The most interesting exhibits were a Korean pen manufacturer who sells clicky markers and white board markers, and a Turkish manufacturer (link in Turkish) with some good cheap ballpoint pens. Kobeha (link in Japanese) had SUITO Cleaning Paper which is designed to clean fountain pen nibs. I’ll review that in the future but it already received a stationery product of the year nomination.

Kobeha also produce a range of fountain pen friendly notebooks and had a couple Lamy Safari pens available for testing. I scoffed at those pens and pulled out my bandolier of fountain pens and started breaking the hearts of the booth attendants. The paper had no bleed through or ghosting but you had to wait seven or eight days for ink from a wet nib to dry. At one point I had an audience and a Chinese greeting card maker gave me his card and asked if I knew any printing companies. I said “pay me a couple million dollars and we’ll figure it out together” but then said I didn’t know any personally.

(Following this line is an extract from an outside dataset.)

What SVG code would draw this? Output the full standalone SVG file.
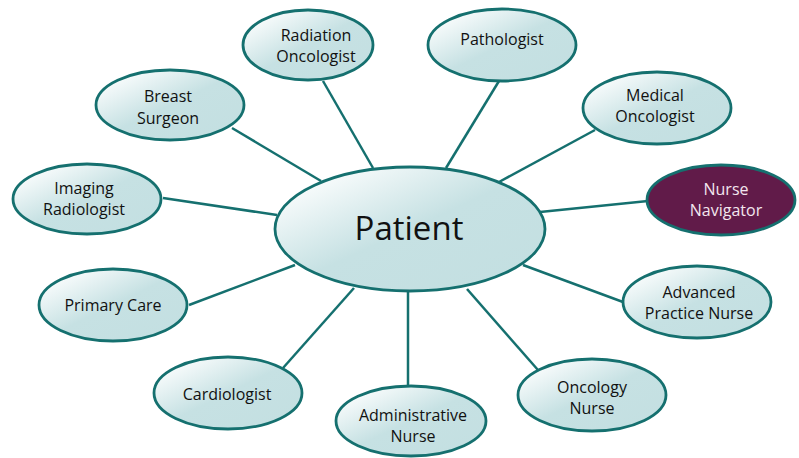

Along the way I picked up several random notebooks, including a couple A7 sized notebooks made with 68# and 52# Tomoe River paper, and a few pens and pencils that I’ll review and then probably pass on to others.

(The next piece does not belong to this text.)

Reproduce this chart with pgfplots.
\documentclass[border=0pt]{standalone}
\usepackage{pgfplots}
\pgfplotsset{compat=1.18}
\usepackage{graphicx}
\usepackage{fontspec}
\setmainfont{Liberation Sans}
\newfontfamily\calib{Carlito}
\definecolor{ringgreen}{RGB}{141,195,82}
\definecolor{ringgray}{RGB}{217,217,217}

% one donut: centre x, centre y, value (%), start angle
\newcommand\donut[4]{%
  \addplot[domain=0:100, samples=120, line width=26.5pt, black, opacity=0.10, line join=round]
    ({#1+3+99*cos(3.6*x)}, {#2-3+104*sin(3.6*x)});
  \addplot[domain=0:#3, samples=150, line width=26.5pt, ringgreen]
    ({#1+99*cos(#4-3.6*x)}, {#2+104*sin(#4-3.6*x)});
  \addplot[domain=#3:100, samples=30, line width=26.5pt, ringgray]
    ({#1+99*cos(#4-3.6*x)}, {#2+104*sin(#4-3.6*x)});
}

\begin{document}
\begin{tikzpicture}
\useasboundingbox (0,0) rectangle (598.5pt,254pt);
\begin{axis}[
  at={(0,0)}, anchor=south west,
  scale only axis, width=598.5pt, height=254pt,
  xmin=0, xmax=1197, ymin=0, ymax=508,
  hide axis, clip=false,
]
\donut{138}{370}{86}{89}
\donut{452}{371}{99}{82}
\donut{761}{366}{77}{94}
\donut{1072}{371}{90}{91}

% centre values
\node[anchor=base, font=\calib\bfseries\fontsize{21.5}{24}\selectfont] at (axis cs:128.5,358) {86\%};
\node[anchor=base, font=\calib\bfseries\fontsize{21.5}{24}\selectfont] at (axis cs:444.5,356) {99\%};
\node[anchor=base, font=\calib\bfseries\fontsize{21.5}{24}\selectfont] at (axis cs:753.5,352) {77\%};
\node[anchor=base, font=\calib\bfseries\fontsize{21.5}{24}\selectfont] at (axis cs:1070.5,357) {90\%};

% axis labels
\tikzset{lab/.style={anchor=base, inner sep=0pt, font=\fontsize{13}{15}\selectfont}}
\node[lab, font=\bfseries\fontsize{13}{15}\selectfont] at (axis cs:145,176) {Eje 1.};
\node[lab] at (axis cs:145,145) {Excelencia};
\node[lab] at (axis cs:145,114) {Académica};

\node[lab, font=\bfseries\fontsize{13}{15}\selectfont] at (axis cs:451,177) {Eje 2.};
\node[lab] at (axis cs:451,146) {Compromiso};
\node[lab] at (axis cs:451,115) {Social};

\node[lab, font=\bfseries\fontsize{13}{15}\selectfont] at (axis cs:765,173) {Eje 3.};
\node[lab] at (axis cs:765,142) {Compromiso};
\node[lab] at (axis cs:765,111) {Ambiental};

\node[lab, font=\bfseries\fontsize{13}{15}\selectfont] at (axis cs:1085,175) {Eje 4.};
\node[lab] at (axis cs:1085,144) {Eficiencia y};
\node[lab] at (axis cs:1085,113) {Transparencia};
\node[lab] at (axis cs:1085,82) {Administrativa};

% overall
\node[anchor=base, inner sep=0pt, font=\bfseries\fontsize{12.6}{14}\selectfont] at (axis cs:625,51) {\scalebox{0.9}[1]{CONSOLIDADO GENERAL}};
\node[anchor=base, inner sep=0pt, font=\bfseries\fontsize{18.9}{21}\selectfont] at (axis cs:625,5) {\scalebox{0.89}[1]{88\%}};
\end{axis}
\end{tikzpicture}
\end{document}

Swag. The orange pen is Korean, the other two are Turkish. The pencil is Korean. The punched paper is the SUITO cleaning paper.

Swag. The orange pen is Korean, the others are Turkish. The pencil is Korean. The SUITO cleaning paper is on the left.

I’m glad I went and I wish I had time to go again tomorrow and make some more contacts. I found that with a press pass if I stopped, asked a few questions and took notes in my Field Notes America the Beautiful with their pens they would eventually give me something in exchange for a business card. In a couple cases I’ll talk about in future posts, I recommended products they could sell to the Pen Addict community.

Now I have a lot of reviews to do. Oh, and exams to mark. I can’t forget the exams.